22 Jul 2021
Doherty Institute receives generous donation from Morningside Foundation to fund next virology expert
The Peter Doherty Institute for Infection and Immunity (Doherty Institute) is seeking a talented, early to mid-career researcher for the Locarnini-Morningside Fellowship in Virology.
The prestigious Fellowship was made possible thanks to the Morningside Foundation’s generous donation to create a fund to support talented early to mid-career researchers in the area of virology.
The Morningside Foundation has a long history of supporting science and enabling education through philanthropic donations, beginning in 1996 with the establishment of the Morningside Centre for Mathematics.
Their philanthropic efforts now benefit a global audience and include providing 500 scholarships annually to allow underprivileged students to attend top universities and gifting $350 million to Harvard University to support its School of Public Health.
University of Melbourne Professor Sharon Lewin, Director of the Doherty Institute, thanked the Morningside Foundation for their significant support and said the Fellowship is an exciting opportunity for a talented researcher.
“We are absolutely thrilled to be working with the Morningside Foundation to create this opportunity for an up and coming virologist who will be able to develop and lead their own research program at the Doherty Institute,” Professor Lewin said.

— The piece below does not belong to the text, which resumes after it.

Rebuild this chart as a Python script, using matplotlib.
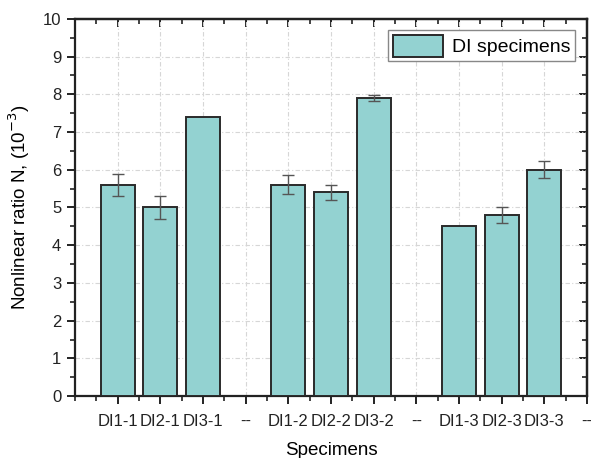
import matplotlib
matplotlib.use("Agg")
import matplotlib.pyplot as plt
from matplotlib.ticker import MultipleLocator

# Data
labels = ["DI1-1", "DI2-1", "DI3-1", "--",
          "DI1-2", "DI2-2", "DI3-2", "--",
          "DI1-3", "DI2-3", "DI3-3", "--"]
bar_labels = ["DI1-1", "DI2-1", "DI3-1",
              "DI1-2", "DI2-2", "DI3-2",
              "DI1-3", "DI2-3", "DI3-3"]
values = [5.6, 5.0, 7.4, 5.6, 5.4, 7.9, 4.5, 4.8, 6.0]
errors = [0.3, 0.3, 0.0, 0.25, 0.2, 0.08, 0.0, 0.2, 0.22]

plt.rcParams["font.family"] = ["Liberation Sans", "DejaVu Sans"]

FILL = "#93d2d1"
EDGE = "#2a2a2a"
INK = "#222222"

fig = plt.figure(figsize=(5.91, 4.58), dpi=100)
ax = fig.add_axes([0.127, 0.135, 0.866, 0.824])

pos = [labels.index(l) + 1 for l in bar_labels]
ax.bar(pos, values, width=0.8, color=FILL, edgecolor=EDGE, linewidth=1.4,
       label="DI specimens", zorder=3)
for x, v, e in zip(pos, values, errors):
    if e > 0:
        ax.errorbar(x, v, yerr=e, color="#555555", capsize=4, elinewidth=1.0,
                    capthick=1.0, zorder=4)

ax.set_xlim(0, 12)
ax.set_ylim(0, 10)
ax.set_xticks(range(1, 13))
ax.set_xticklabels(labels)
ax.xaxis.set_minor_locator(MultipleLocator(0.5))
ax.yaxis.set_major_locator(MultipleLocator(1))
ax.yaxis.set_minor_locator(MultipleLocator(0.5))

ax.grid(True, which="major", color="#d6d6d6", linestyle=(0, (4, 2, 1, 2)),
        linewidth=0.8, zorder=0)
ax.set_axisbelow(True)

for s in ax.spines.values():
    s.set_linewidth(1.6)
    s.set_color(INK)

ax.tick_params(axis="both", which="major", length=6, width=1.4, labelsize=12,
               colors=INK, direction="out", pad=4)
ax.tick_params(axis="x", which="major", pad=7)
ax.tick_params(axis="both", which="minor", length=3.5, width=1.2,
               colors=INK, direction="out")

# mirrored ticks on top and right, pointing inward
top = ax.secondary_xaxis("top")
top.set_xticks(range(1, 13))
top.xaxis.set_minor_locator(MultipleLocator(0.5))
top.tick_params(which="major", direction="in", length=6, width=1.4, labeltop=False, colors=INK)
top.tick_params(which="minor", direction="in", length=3.5, width=1.2, colors=INK)
top.spines["top"].set_linewidth(1.6)

right = ax.secondary_yaxis("right")
right.yaxis.set_major_locator(MultipleLocator(1))
right.yaxis.set_minor_locator(MultipleLocator(0.5))
right.tick_params(which="major", direction="in", length=6, width=1.4, labelright=False, colors=INK)
right.tick_params(which="minor", direction="in", length=3.5, width=1.2, colors=INK)
right.spines["right"].set_linewidth(1.6)

ax.set_xlabel("Specimens", fontsize=13.5, labelpad=9)
ax.set_ylabel("Nonlinear ratio N, (10$^{-3}$)", fontsize=13.5, labelpad=8)

leg = ax.legend(loc="upper right", fontsize=14, fancybox=False, framealpha=1,
                edgecolor="#888888", handlelength=2.6, handleheight=1.3,
                borderpad=0.25, handletextpad=0.45, borderaxespad=0.6)
leg.get_frame().set_linewidth(1.0)

fig.savefig("out.png", dpi=100)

“It is a generous support package, which includes salary support for three years, and a small budget for consumables.”
The focus of work can be laboratory-based virology or pathogenesis, epidemiology, clinical research, public health or clinical trials.
The Fellowship is named in honour of Professor Locarnini, who retired as Head of Research and Molecular Development at the Victorian Infectious Diseases Reference Laboratory at the Doherty Institute in 2019.
“Professor Locarnini’s decades of research and public health contributions in understanding viral infectious diseases and hepatitis have advanced the field of molecular virology and drug resistance, leading to improved diagnosis, treatment and control of viral hepatitis,” said Professor Lewin.
“It is fitting that the Fellowship supporting the next generation of virology researchers is named after someone who had such a profound impact on human health and the field of virology.”
One fellowship will be awarded in 2021. Interested applicants should view the position description and application process online.